6. Peraltro, non sarebbe neppure esatto affermare che il lavoro sia subordinato alla salute; tra i due valori si è sviluppato infatti un rapporto osmotico (proprio sul piano normativo del dover essere). Dove vi è lavoro deve esservi salute. Non solo il lavoro non può essere insalubre e non deve danneggiare la salute, ma deve anche tendere a promuovere e migliorare la salute (e viceversa): la deve promuovere nel corso del lavoro ed all’esterno del lavoro. E’ questo il senso della concezione della salute che risulta oramai norma positiva nel nostro ordinamento. Il concetto di salute, un tempo ristretto alla sola mancanza di malattia, fa riferimento oggi anche al benessere dell’individuo, in un’accezione ampia che include la dimensione psichica e sociale. Proprio così si esprime l’art.1, lett. o), del t.u. n. 81/2008 (cd. tu sulla sicurezza del lavoro), mutuando un concetto antico che era espresso negli identici termini già nel 1946, nel preambolo alla costituzione dell’Organizzazione Mondiale della Sanità, che definiva la salute quale “stato di completo benessere fisico, mentale e sociale, non consistente solo in un’assenza di malattia o d’infermità”. E non si tratta di una mera definizione, un ideale programmatico. È una norma con ricadute precettive; perché è rivolta ad obbligare il datore di lavoro a prevenire ogni sorta di rischio (art. 16), cioè a valutare e individuare le misure adeguate di prevenzione e protezione per migliorare nel tempo i livelli di salute e sicurezza; anche sotto il profilo psicologico e per combattere lo stress. Il lavoro deve farsi quindi promotore della salute e della dignità della persona; e tanto non potrebbe avvenire se si ammettesse in via di principio che la salute possa essere compromessa per poter lavorare.

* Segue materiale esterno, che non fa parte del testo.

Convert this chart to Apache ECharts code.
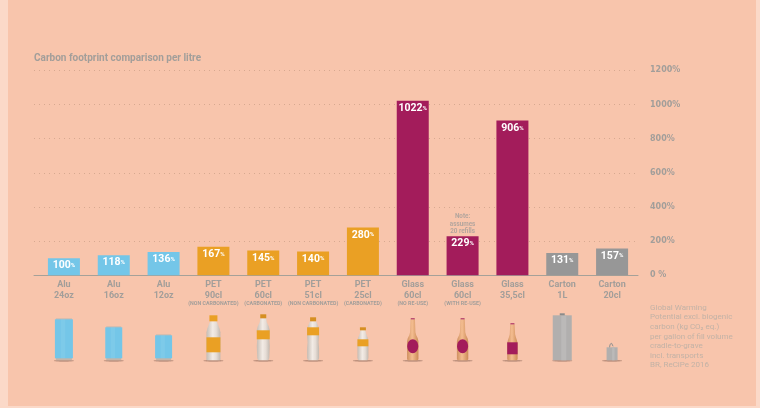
<!DOCTYPE html>
<html>
<head>
<meta charset="utf-8">
<style>html,body{margin:0;padding:0;background:#fbd9c8}#c{width:760px;height:408px}</style>
<script src="https://cdn.jsdelivr.net/npm/echarts@6/dist/echarts.min.js"></script>
</head>
<body>
<div id="c"></div>
<script>
// Footprint values, % relative to the 24oz can
const containerNames = ['Alu','Alu','Alu','PET','PET','PET','PET','Glass','Glass','Glass','Carton','Carton'];
const containerSizes = ['24oz','16oz','12oz','90cl','60cl','51cl','25cl','60cl','60cl','35,5cl','1L','20cl'];
const containerNotes = ['','','','(NON CARBONATED)','(CARBONATED)','(NON CARBONATED)','(CARBONATED)','(NO RE-USE)','(WITH RE-USE)','','',''];
const footprintValues = [100,118,136,167,145,140,280,1022,229,906,131,157];
const materials = ['alu','alu','alu','pet','pet','pet','pet','glass','glass','glass','carton','carton'];
const valueTicks = [0,200,400,600,800,1000,1200];
const refillNote = ['Note:','assumes','20 refills'];
const methodNote = ['Global Warming','Potential excl. biogenic','carbon (kg CO₂ eq.)','per gallon of fill volume','cradle-to-grave','incl. transports','BR, ReCiPe 2016'];

const FONT = 'Roboto, "Noto Sans", sans-serif';
const WIDE_FONT = '"DejaVu Sans", Roboto, sans-serif';
const GREY = '#a29e9a';
const MATERIAL_COLOR = {alu:'#74c6e8', pet:'#eaa024', glass:'#a31c5b', carton:'#979797'};

const silver = () => new echarts.graphic.LinearGradient(0,0,1,0,[
  {offset:0,color:'#c6bcb3'},{offset:.45,color:'#f2ebe5'},{offset:.7,color:'#e6ddd6'},{offset:1,color:'#c2b8af'}]);
const amber = () => new echarts.graphic.LinearGradient(0,0,1,0,[
  {offset:0,color:'#cf9060'},{offset:.45,color:'#f4bd90'},{offset:1,color:'#cb8a56'}]);

// Pictogram parts: offsets in px from the band centre and from the pictogram floor
const rect = (x,y,w,h,fill) => ({type:'rect',shape:{x,y:-y-h,width:w,height:h},style:{fill}});
const shell = (profile,fill) => {
  const pts = profile.map(p=>[p[1],-p[0]]);
  const back = profile.slice().reverse().map(p=>[-p[1],-p[0]]);
  return {type:'polygon',shape:{points:pts.concat(back)},style:{fill}};
};
const can = (h,hw) => [
  rect(-hw+1,0,hw*2-2,2.5,'#c4b5aa'),
  rect(-hw+1,h-1,hw*2-2,2,'#c9bbb0'),
  rect(-hw,2,hw*2,h-2,'#74c6e8'),
  rect(-hw*0.35,2,hw*0.5,h-2,'rgba(255,255,255,.07)')
];
const pet = (profile,capY,capH,capHw,labelY,labelH,labelHw,capColor) => [
  shell(profile,silver()),
  rect(-labelHw,labelY,labelHw*2,labelH,'#eaa024'),
  rect(-capHw,capY,capHw*2,capH,capColor)
];
const glass = (top,shoulder,hw,neck) => shell([[0,hw-1],[1,hw],[shoulder-3,hw],[shoulder,hw-.7],[shoulder+3,neck+1],[shoulder+6,neck+.2],[top,neck-.3]],amber());
const CONTAINER_DRAW = [
  can(41,9), can(33,8.5), can(25,8.5),
  pet([[0,6.5],[1,7],[28,7],[32,6],[37,4],[39,3]],39,6,4,8,15,7,'#eaa024'),
  pet([[0,5],[2,6],[14,6.5],[22,6],[30,6.5],[34,5.5],[38,3.5],[42,3],[42,3]],42,4,3,21,9,6.5,'#d68f22'),
  pet([[0,5],[2,6],[12,6],[18,5.5],[25,6],[33,5.5],[38,3.5],[39,3]],39,4,3,25,8,6,'#d68f22'),
  pet([[0,4.5],[2,5.5],[10,5.5],[14,5.5],[22,5],[27,3],[30,2.5]],30,3,3,14,7,5.5,'#d68f22'),
  [glass(41,22,5.7,2.5), {type:'ellipse',shape:{cx:0,cy:-14,rx:5.5,ry:7},style:{fill:'#a31c5b'}}, rect(-2,41,4,1,'#a31c5b')],
  [glass(41,22,5.7,2.5), {type:'ellipse',shape:{cx:0,cy:-14,rx:5.5,ry:7},style:{fill:'#a31c5b'}}, rect(-2,41,4,1,'#a31c5b')],
  [glass(36,20,5.2,2.5), rect(-5.2,6,10.4,12,'#a31c5b'), rect(-2,36,4,1,'#a31c5b')],
  [rect(-9.5,0,19,45,'#b1afae'), rect(-1,0,5,45,'#bbb9b8'), rect(-2.5,45,5,2,'#8b8b8b')],
  [rect(-5.5,0,11,13,'#b1afae'), rect(0,0,2.5,13,'#bbb9b8'),
   {type:'polyline',shape:{points:[[-2.5,-13],[-2,-16],[-.5,-17],[1,-14]]},style:{stroke:'#8f8f8f',fill:null,lineWidth:1}}]
];
const PICTOGRAM_DROP = 85; // floor of the pictograms below the chart baseline

const chart = echarts.init(document.getElementById('c'), null, {renderer:'canvas'});
chart.setOption({
  animation:false,
  backgroundColor:'#fbd9c8',
  textStyle:{fontFamily:FONT},
  graphic:[{type:'rect',z:-100,silent:true,shape:{x:8,y:0,width:748,height:406},style:{fill:'#f8c5ac'}}],
  title:[
    {text:'Carbon footprint comparison per litre',left:34,top:53,padding:0,
     textStyle:{fontFamily:FONT,fontSize:10,fontWeight:700,color:GREY}},
    {text:methodNote.join('\n'),left:650,top:303,padding:0,
     textStyle:{fontFamily:FONT,fontSize:8,fontWeight:400,color:'#c2b2a6',lineHeight:9.6}}
  ],
  grid:[
    {left:39,right:123,top:70.3,bottom:132.7},
    {left:34,right:122,top:70.3,bottom:132.7}
  ],
  xAxis:[
    {type:'category',gridIndex:0,data:containerNames.map((n,i)=>i),
     axisLine:{show:false},axisTick:{show:false},
     axisLabel:{interval:0,margin:4,
       formatter:(v)=>{
         const i=+v;
         let s='{m|'+containerNames[i]+'}\n{m|'+containerSizes[i]+'}';
         if(containerNotes[i]) s+='\n{s|'+containerNotes[i]+'}';
         return s;
       },
       rich:{
         m:{fontFamily:FONT,fontSize:9,fontWeight:700,color:GREY,lineHeight:11,align:'center'},
         s:{fontFamily:FONT,fontSize:5.3,fontWeight:700,color:GREY,lineHeight:5,align:'center'}
       }}},
    {type:'category',gridIndex:1,data:[''],
     axisLine:{show:true,lineStyle:{color:'#a5a199',width:1}},axisTick:{show:false},axisLabel:{show:false}}
  ],
  yAxis:[
    {type:'value',gridIndex:0,min:0,max:1200,interval:200,show:false,splitLine:{show:false}},
    {type:'value',gridIndex:1,min:0,max:1200,interval:200,position:'right',
     axisLine:{show:false},axisTick:{show:false},
     axisLabel:{margin:12,fontFamily:WIDE_FONT,fontSize:8,fontWeight:700,color:GREY,
       customValues:valueTicks,
       formatter:v=>v===0?'0 %':v+'%'},
     splitLine:{show:true,lineStyle:{color:'rgba(170,130,105,.42)',width:1,type:[1,4]}}}
  ],
  series:[
    {type:'bar',xAxisIndex:0,yAxisIndex:0,barWidth:32,z:3,
     data:footprintValues.map((v,i)=>({value:v,itemStyle:{color:MATERIAL_COLOR[materials[i]]}})),
     label:{show:true,position:'insideTop',distance:2,
       formatter:p=>'{v|'+p.value+'}{p|%}',
       rich:{
         v:{fontFamily:FONT,fontSize:10.5,fontWeight:700,color:'#fff'},
         p:{fontFamily:FONT,fontSize:6,fontWeight:700,color:'#fff'}
       }}},
    // Refill remark sitting above the re-used glass bottle
    {type:'scatter',xAxisIndex:0,yAxisIndex:0,symbolSize:0,z:4,silent:true,
     data:[[8,footprintValues[8]]],
     label:{show:true,position:'top',distance:1,formatter:refillNote.join('\n'),
       fontFamily:FONT,fontSize:6.3,fontWeight:700,color:GREY,lineHeight:7.3,align:'center'}},
    // Container pictograms under the category names
    {type:'custom',xAxisIndex:0,yAxisIndex:0,clip:false,z:3,silent:true,
     data:containerNames.map((n,i)=>[i,0]),
     renderItem:(params,api)=>{
       const p=api.coord([api.value(0),0]);
       const i=api.value(0);
       return {type:'group',x:p[0],y:p[1]+PICTOGRAM_DROP,children:[
         {type:'ellipse',shape:{cx:0,cy:.5,rx:10,ry:1},style:{fill:'rgba(120,85,70,.45)'}}
       ].concat(CONTAINER_DRAW[i])};
     }}
  ]
});
</script>
</body>
</html>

7. Certo nella drammatica situazione in cui ora ci troviamo il legislatore è chiamato a scongiurare una crisi economica ed occupazionale senza precedenti, e deve agire per garantire la continuità delle attività economiche. La tutela costituzionale del lavoro comporta l’interesse costituzionalmente rilevante al mantenimento dei livelli occupazionali ed il dovere delle istituzioni pubbliche di spiegare ogni sforzo in tal senso, per promuovere e sostenere il sistema economico. Ma è pure evidente che adesso non manca, come appena un mese fa, la conoscenza e la consapevolezza del rischio a cui è esposto il bene primario della vita e dell’integrità fisica. E non si può quindi pensare di poter passare alla nuova fase 2 senza le necessarie difese, senza cioè aver costruito prima un modello di prevenzione in grado di offrire garanzie per la sicurezza e la salute, rispetto all’inizio della crisi. Anche e prima di tutto nei luoghi di lavoro, dal momento che si ipotizza che molti contagi siano partiti proprio dai luoghi di lavoro (e segnatamente dagli ospedali) per inadeguata protezione ed informazione degli operatori sanitari. Ogni errore o superficialità sarebbe quindi imperdonabile e potrebbe costare caro a tutta la collettività, facendoci ripiombare in una nuova emergenza.